# Zidane vom Haus Sevens



## JasperLoki (Sep 25, 2005)

Today I got the pleasant suprise of seeing a really beautiful GSD (sable in color). His name was Onyx, and he was the son of Zidane vom Haus Sevens. 

G Zidane vom Haus Sevens pedigree information - German shepherd dog

I don't know much about Zidane (except I believe he may be Belgian or East German?), but Onxy was absolutely stunning.

Onyx had a beautiful block head, shorter snout, nice stocky/muscular build, very confident and layed back. 

LOL, one of the Vet techs said she thought he had Akita in him:rolleyes2::rolleyes2:

If anyone is ever interested in this line, at least from looks alone, very beautiful.

He reminded me alot of Puck Vom Grafental:wub:


----------



## onyx'girl (May 18, 2007)

Puck is one of my absolute favorites! What kennel is Onyx from?


----------



## JasperLoki (Sep 25, 2005)

Jane, the owner said Onyx came from Alabama K9.

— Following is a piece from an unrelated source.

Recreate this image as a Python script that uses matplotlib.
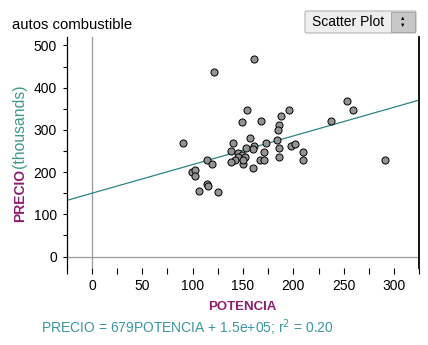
import matplotlib.pyplot as plt
from matplotlib.patches import FancyBboxPatch, Rectangle
import numpy as np

plt.rcParams["font.family"] = ["Liberation Sans", "DejaVu Sans"]

# data (PRECIO in thousands)
potencia = [121, 161, 154, 188, 196, 253, 259, 149, 168, 186, 185, 237, 157, 140,
            173, 184, 186, 198, 202, 210, 210, 186, 161, 160, 153, 138, 171, 167,
            171, 160, 145, 149, 152, 145, 142, 138, 150, 150, 291, 125, 90, 99,
            102, 102, 114, 119, 106, 114, 115]
precio = [436, 468, 346, 333, 346, 368, 346, 319, 322, 312, 300, 322, 280, 268,
          268, 277, 258, 261, 267, 248, 228, 236, 261, 255, 258, 251, 248, 228,
          228, 209, 245, 240, 236, 236, 228, 223, 219, 229, 228, 154, 268, 200,
          206, 190, 229, 220, 155, 172, 166]
slope = 0.679       # 679 per unit, in thousands
intercept = 150.0   # 1.5e+05, in thousands

x_major = [0, 50, 100, 150, 200, 250, 300]
x_minor = [-25, 25, 75, 125, 175, 225, 275, 325]
y_major = [0, 100, 200, 300, 400, 500]
y_minor = [50, 150, 250, 350, 450]

W, H = 428, 345
fig = plt.figure(figsize=(W / 100, H / 100), dpi=100)
ax = fig.add_axes([66.7 / W, 1 - 268 / H, (419.3 - 66.7) / W, (268 - 37) / H])

ax.set_xlim(-25, 325)
ax.set_ylim(-27, 520)

# reference lines at zero
ax.axvline(0, color="#9a9a9a", lw=0.9, zorder=1)
ax.axhline(0, color="#9a9a9a", lw=0.9, zorder=1)

# regression line
xx = np.array([-25, 325])
ax.plot(xx, slope * xx + intercept, color="#2e8585", lw=0.9, zorder=2)

ax.scatter(potencia, precio, s=26, facecolor="#939393", edgecolor="black",
           linewidths=0.7, zorder=3)

for side in ["top", "bottom"]:
    ax.spines[side].set_visible(False)
ax.spines["left"].set_linewidth(0.9)
ax.spines["right"].set_linewidth(1.3)

ax.set_xticks(x_major)
ax.set_xticks(x_minor, minor=True)
ax.set_yticks(y_major)
ax.set_yticks(y_minor, minor=True)
ax.tick_params(axis="x", which="major", direction="out", length=4, width=0.8,
               pad=4, labelsize=10)
ax.tick_params(axis="x", which="minor", direction="out", length=4, width=0.8)
ax.tick_params(axis="y", which="both", direction="out", length=3, width=0.8,
               pad=4, labelsize=10)

# title
fig.text(12.5 / W, 1 - 29 / H, "autos combustible", fontsize=10.7,
         ha="left", va="baseline")

# y label in two colors
fig.text(20 / W, 1 - 222 / H, "PRECIO", rotation=90, fontsize=10,
         fontweight="bold", color="#8e1f6e", ha="center", va="bottom")
fig.text(20 / W, 1 - 168 / H, "(thousands)", rotation=90, fontsize=11.3,
         color="#3f9a8a", ha="center", va="bottom")

# x label
fig.text(242 / W, 1 - 306.5 / H, "POTENCIA", fontsize=9.5, fontweight="bold",
         color="#8e1f6e", ha="center", va="center")

# regression equation
fig.text(41 / W, 1 - 333 / H,
         "PRECIO = 679POTENCIA + 1.5e+05; r$^2$ = 0.20",
         fontsize=10, color="#3a96a0", ha="left", va="baseline")

# "Scatter Plot" selector box
btn = FancyBboxPatch((305 / W, 1 - 33 / H), 111 / W, 22 / H,
                     boxstyle="round,pad=0,rounding_size=0.004",
                     transform=fig.transFigure, facecolor="#eeeeee",
                     edgecolor="#b5b5b5", lw=0.8)
fig.patches.append(btn)
spin = Rectangle((391 / W, 1 - 32 / H), 24 / W, 20 / H,
                 transform=fig.transFigure, facecolor="#c8c8c8",
                 edgecolor="#a0a0a0", lw=0.6)
fig.patches.append(spin)
fig.text(312 / W, 1 - 22 / H, "Scatter Plot", fontsize=10, ha="left",
         va="center")
fig.text(403 / W, 1 - 18.5 / H, "\u25b2", fontsize=4, ha="center", va="center")
fig.text(403 / W, 1 - 25.5 / H, "\u25bc", fontsize=4, ha="center", va="center")

fig.savefig("out.png", dpi=100)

The websight seems to be down, it seems to have been down now, for awhile.

Yes, Puck is one of my favorites as well


----------



## onyx'girl (May 18, 2007)

I think there was an issue with that kennel...


----------



## Jason L (Mar 20, 2009)

I really like Puck. I go to the Spartanville site all the time 

Ike has a little bit of Haus Seven in him. Grandfather on mother's side is Zygo, Zidane's full brother.


----------



## gagsd (Apr 24, 2003)

I've met Zidane and several offspring. They all had that big head, but not DDR. Very high prey/ball drive. Nice rich colors.


----------



## JasperLoki (Sep 25, 2005)

onyx'girl said:


> I think there was an issue with that kennel...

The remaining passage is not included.